#### [Supplied material]

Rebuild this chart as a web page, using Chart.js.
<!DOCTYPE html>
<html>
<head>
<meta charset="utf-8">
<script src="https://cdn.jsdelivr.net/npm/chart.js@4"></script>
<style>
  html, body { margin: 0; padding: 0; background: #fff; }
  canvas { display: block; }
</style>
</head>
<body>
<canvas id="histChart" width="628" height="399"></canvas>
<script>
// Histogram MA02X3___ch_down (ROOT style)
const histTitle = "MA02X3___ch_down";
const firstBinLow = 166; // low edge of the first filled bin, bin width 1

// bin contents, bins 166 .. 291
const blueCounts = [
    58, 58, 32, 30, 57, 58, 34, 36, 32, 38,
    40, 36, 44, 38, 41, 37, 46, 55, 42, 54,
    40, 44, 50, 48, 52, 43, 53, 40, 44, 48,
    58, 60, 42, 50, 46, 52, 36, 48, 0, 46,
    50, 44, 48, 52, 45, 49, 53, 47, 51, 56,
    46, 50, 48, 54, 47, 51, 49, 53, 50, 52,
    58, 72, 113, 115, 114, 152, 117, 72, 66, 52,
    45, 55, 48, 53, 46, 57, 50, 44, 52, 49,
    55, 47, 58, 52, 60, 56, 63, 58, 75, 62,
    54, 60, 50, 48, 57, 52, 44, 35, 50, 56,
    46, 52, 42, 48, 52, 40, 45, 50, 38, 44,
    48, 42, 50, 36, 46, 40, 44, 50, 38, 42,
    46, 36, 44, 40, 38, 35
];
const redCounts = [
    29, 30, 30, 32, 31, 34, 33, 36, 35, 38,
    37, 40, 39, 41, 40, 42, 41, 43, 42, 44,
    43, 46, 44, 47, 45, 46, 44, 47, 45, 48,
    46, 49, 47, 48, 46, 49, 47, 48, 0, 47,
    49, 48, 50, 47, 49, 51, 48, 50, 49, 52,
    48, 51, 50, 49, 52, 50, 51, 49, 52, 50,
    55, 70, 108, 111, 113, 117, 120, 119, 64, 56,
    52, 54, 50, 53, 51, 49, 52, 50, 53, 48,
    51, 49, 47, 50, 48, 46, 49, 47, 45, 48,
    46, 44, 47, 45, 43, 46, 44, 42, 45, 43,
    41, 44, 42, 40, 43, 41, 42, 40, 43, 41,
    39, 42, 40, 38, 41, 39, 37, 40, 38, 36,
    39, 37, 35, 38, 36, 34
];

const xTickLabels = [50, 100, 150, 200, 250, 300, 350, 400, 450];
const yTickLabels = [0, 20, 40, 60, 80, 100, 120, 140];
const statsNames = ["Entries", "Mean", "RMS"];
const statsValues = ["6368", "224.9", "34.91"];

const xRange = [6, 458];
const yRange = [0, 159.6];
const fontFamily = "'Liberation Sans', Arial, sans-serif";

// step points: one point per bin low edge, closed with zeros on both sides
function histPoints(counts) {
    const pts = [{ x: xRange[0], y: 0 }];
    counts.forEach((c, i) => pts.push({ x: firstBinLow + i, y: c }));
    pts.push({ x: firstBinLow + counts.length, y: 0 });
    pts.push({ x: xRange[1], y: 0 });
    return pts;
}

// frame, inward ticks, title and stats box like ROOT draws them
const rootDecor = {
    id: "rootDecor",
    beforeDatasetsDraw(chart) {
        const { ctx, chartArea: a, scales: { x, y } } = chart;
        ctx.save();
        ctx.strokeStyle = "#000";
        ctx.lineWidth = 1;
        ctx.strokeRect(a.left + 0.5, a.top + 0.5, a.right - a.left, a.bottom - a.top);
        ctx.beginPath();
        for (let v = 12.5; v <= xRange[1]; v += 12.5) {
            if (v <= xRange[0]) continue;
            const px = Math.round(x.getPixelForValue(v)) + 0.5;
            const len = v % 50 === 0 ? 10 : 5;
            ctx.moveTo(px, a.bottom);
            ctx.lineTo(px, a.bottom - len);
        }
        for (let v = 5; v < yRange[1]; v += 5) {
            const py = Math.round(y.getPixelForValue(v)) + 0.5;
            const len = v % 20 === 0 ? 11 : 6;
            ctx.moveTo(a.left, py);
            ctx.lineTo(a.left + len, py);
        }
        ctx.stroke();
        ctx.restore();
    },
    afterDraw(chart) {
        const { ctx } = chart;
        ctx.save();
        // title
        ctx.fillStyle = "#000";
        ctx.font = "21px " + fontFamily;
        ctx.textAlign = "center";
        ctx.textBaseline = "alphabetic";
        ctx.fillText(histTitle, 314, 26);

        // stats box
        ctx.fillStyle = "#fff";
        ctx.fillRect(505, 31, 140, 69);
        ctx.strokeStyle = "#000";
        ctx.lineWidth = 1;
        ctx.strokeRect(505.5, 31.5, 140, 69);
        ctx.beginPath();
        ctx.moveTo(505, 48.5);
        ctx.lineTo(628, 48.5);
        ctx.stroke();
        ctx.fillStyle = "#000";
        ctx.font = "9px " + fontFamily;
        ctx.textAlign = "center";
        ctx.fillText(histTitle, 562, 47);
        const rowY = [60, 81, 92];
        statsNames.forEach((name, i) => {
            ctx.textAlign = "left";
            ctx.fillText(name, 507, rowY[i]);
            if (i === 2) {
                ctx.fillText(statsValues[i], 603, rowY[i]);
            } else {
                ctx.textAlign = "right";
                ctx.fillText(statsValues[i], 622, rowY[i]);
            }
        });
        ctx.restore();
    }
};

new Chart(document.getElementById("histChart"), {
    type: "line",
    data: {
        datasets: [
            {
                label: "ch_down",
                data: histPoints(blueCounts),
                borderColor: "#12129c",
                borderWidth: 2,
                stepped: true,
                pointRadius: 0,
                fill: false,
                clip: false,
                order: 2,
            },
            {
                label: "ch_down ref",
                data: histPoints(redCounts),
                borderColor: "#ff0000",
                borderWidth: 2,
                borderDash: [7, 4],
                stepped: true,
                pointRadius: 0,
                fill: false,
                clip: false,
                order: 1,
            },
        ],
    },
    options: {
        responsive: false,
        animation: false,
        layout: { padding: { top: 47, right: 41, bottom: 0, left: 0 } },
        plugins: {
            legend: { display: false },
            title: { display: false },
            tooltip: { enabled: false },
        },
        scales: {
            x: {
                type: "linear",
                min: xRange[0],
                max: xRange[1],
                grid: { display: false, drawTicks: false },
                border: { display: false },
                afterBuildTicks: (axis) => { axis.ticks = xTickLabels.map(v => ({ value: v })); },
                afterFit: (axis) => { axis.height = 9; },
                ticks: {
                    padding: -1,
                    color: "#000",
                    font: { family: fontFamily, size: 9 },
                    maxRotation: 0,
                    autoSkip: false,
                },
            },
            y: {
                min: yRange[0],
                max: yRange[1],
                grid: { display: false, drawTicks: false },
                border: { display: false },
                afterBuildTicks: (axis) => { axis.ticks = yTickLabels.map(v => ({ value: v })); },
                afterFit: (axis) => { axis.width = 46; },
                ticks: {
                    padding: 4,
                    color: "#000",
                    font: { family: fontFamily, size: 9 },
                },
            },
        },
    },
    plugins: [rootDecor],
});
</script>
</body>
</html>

#### [Description of the task]
Return every line of the material exactly.

#### [Finished task]
Rebuild this chart as a web page, using Chart.js.
<!DOCTYPE html>
<html>
<head>
<meta charset="utf-8">
<script src="https://cdn.jsdelivr.net/npm/chart.js@4"></script>
<style>
  html, body { margin: 0; padding: 0; background: #fff; }
  canvas { display: block; }
</style>
</head>
<body>
<canvas id="histChart" width="628" height="399"></canvas>
<script>
// Histogram MA02X3___ch_down (ROOT style)
const histTitle = "MA02X3___ch_down";
const firstBinLow = 166; // low edge of the first filled bin, bin width 1

// bin contents, bins 166 .. 291
const blueCounts = [
    58, 58, 32, 30, 57, 58, 34, 36, 32, 38,
    40, 36, 44, 38, 41, 37, 46, 55, 42, 54,
    40, 44, 50, 48, 52, 43, 53, 40, 44, 48,
    58, 60, 42, 50, 46, 52, 36, 48, 0, 46,
    50, 44, 48, 52, 45, 49, 53, 47, 51, 56,
    46, 50, 48, 54, 47, 51, 49, 53, 50, 52,
    58, 72, 113, 115, 114, 152, 117, 72, 66, 52,
    45, 55, 48, 53, 46, 57, 50, 44, 52, 49,
    55, 47, 58, 52, 60, 56, 63, 58, 75, 62,
    54, 60, 50, 48, 57, 52, 44, 35, 50, 56,
    46, 52, 42, 48, 52, 40, 45, 50, 38, 44,
    48, 42, 50, 36, 46, 40, 44, 50, 38, 42,
    46, 36, 44, 40, 38, 35
];
const redCounts = [
    29, 30, 30, 32, 31, 34, 33, 36, 35, 38,
    37, 40, 39, 41, 40, 42, 41, 43, 42, 44,
    43, 46, 44, 47, 45, 46, 44, 47, 45, 48,
    46, 49, 47, 48, 46, 49, 47, 48, 0, 47,
    49, 48, 50, 47, 49, 51, 48, 50, 49, 52,
    48, 51, 50, 49, 52, 50, 51, 49, 52, 50,
    55, 70, 108, 111, 113, 117, 120, 119, 64, 56,
    52, 54, 50, 53, 51, 49, 52, 50, 53, 48,
    51, 49, 47, 50, 48, 46, 49, 47, 45, 48,
    46, 44, 47, 45, 43, 46, 44, 42, 45, 43,
    41, 44, 42, 40, 43, 41, 42, 40, 43, 41,
    39, 42, 40, 38, 41, 39, 37, 40, 38, 36,
    39, 37, 35, 38, 36, 34
];

const xTickLabels = [50, 100, 150, 200, 250, 300, 350, 400, 450];
const yTickLabels = [0, 20, 40, 60, 80, 100, 120, 140];
const statsNames = ["Entries", "Mean", "RMS"];
const statsValues = ["6368", "224.9", "34.91"];

const xRange = [6, 458];
const yRange = [0, 159.6];
const fontFamily = "'Liberation Sans', Arial, sans-serif";

// step points: one point per bin low edge, closed with zeros on both sides
function histPoints(counts) {
    const pts = [{ x: xRange[0], y: 0 }];
    counts.forEach((c, i) => pts.push({ x: firstBinLow + i, y: c }));
    pts.push({ x: firstBinLow + counts.length, y: 0 });
    pts.push({ x: xRange[1], y: 0 });
    return pts;
}

// frame, inward ticks, title and stats box like ROOT draws them
const rootDecor = {
    id: "rootDecor",
    beforeDatasetsDraw(chart) {
        const { ctx, chartArea: a, scales: { x, y } } = chart;
        ctx.save();
        ctx.strokeStyle = "#000";
        ctx.lineWidth = 1;
        ctx.strokeRect(a.left + 0.5, a.top + 0.5, a.right - a.left, a.bottom - a.top);
        ctx.beginPath();
        for (let v = 12.5; v <= xRange[1]; v += 12.5) {
            if (v <= xRange[0]) continue;
            const px = Math.round(x.getPixelForValue(v)) + 0.5;
            const len = v % 50 === 0 ? 10 : 5;
            ctx.moveTo(px, a.bottom);
            ctx.lineTo(px, a.bottom - len);
        }
        for (let v = 5; v < yRange[1]; v += 5) {
            const py = Math.round(y.getPixelForValue(v)) + 0.5;
            const len = v % 20 === 0 ? 11 : 6;
            ctx.moveTo(a.left, py);
            ctx.lineTo(a.left + len, py);
        }
        ctx.stroke();
        ctx.restore();
    },
    afterDraw(chart) {
        const { ctx } = chart;
        ctx.save();
        // title
        ctx.fillStyle = "#000";
        ctx.font = "21px " + fontFamily;
        ctx.textAlign = "center";
        ctx.textBaseline = "alphabetic";
        ctx.fillText(histTitle, 314, 26);

        // stats box
        ctx.fillStyle = "#fff";
        ctx.fillRect(505, 31, 140, 69);
        ctx.strokeStyle = "#000";
        ctx.lineWidth = 1;
        ctx.strokeRect(505.5, 31.5, 140, 69);
        ctx.beginPath();
        ctx.moveTo(505, 48.5);
        ctx.lineTo(628, 48.5);
        ctx.stroke();
        ctx.fillStyle = "#000";
        ctx.font = "9px " + fontFamily;
        ctx.textAlign = "center";
        ctx.fillText(histTitle, 562, 47);
        const rowY = [60, 81, 92];
        statsNames.forEach((name, i) => {
            ctx.textAlign = "left";
            ctx.fillText(name, 507, rowY[i]);
            if (i === 2) {
                ctx.fillText(statsValues[i], 603, rowY[i]);
            } else {
                ctx.textAlign = "right";
                ctx.fillText(statsValues[i], 622, rowY[i]);
            }
        });
        ctx.restore();
    }
};

new Chart(document.getElementById("histChart"), {
    type: "line",
    data: {
        datasets: [
            {
                label: "ch_down",
                data: histPoints(blueCounts),
                borderColor: "#12129c",
                borderWidth: 2,
                stepped: true,
                pointRadius: 0,
                fill: false,
                clip: false,
                order: 2,
            },
            {
                label: "ch_down ref",
                data: histPoints(redCounts),
                borderColor: "#ff0000",
                borderWidth: 2,
                borderDash: [7, 4],
                stepped: true,
                pointRadius: 0,
                fill: false,
                clip: false,
                order: 1,
            },
        ],
    },
    options: {
        responsive: false,
        animation: false,
        layout: { padding: { top: 47, right: 41, bottom: 0, left: 0 } },
        plugins: {
            legend: { display: false },
            title: { display: false },
            tooltip: { enabled: false },
        },
        scales: {
            x: {
                type: "linear",
                min: xRange[0],
                max: xRange[1],
                grid: { display: false, drawTicks: false },
                border: { display: false },
                afterBuildTicks: (axis) => { axis.ticks = xTickLabels.map(v => ({ value: v })); },
                afterFit: (axis) => { axis.height = 9; },
                ticks: {
                    padding: -1,
                    color: "#000",
                    font: { family: fontFamily, size: 9 },
                    maxRotation: 0,
                    autoSkip: false,
                },
            },
            y: {
                min: yRange[0],
                max: yRange[1],
                grid: { display: false, drawTicks: false },
                border: { display: false },
                afterBuildTicks: (axis) => { axis.ticks = yTickLabels.map(v => ({ value: v })); },
                afterFit: (axis) => { axis.width = 46; },
                ticks: {
                    padding: 4,
                    color: "#000",
                    font: { family: fontFamily, size: 9 },
                },
            },
        },
    },
    plugins: [rootDecor],
});
</script>
</body>
</html>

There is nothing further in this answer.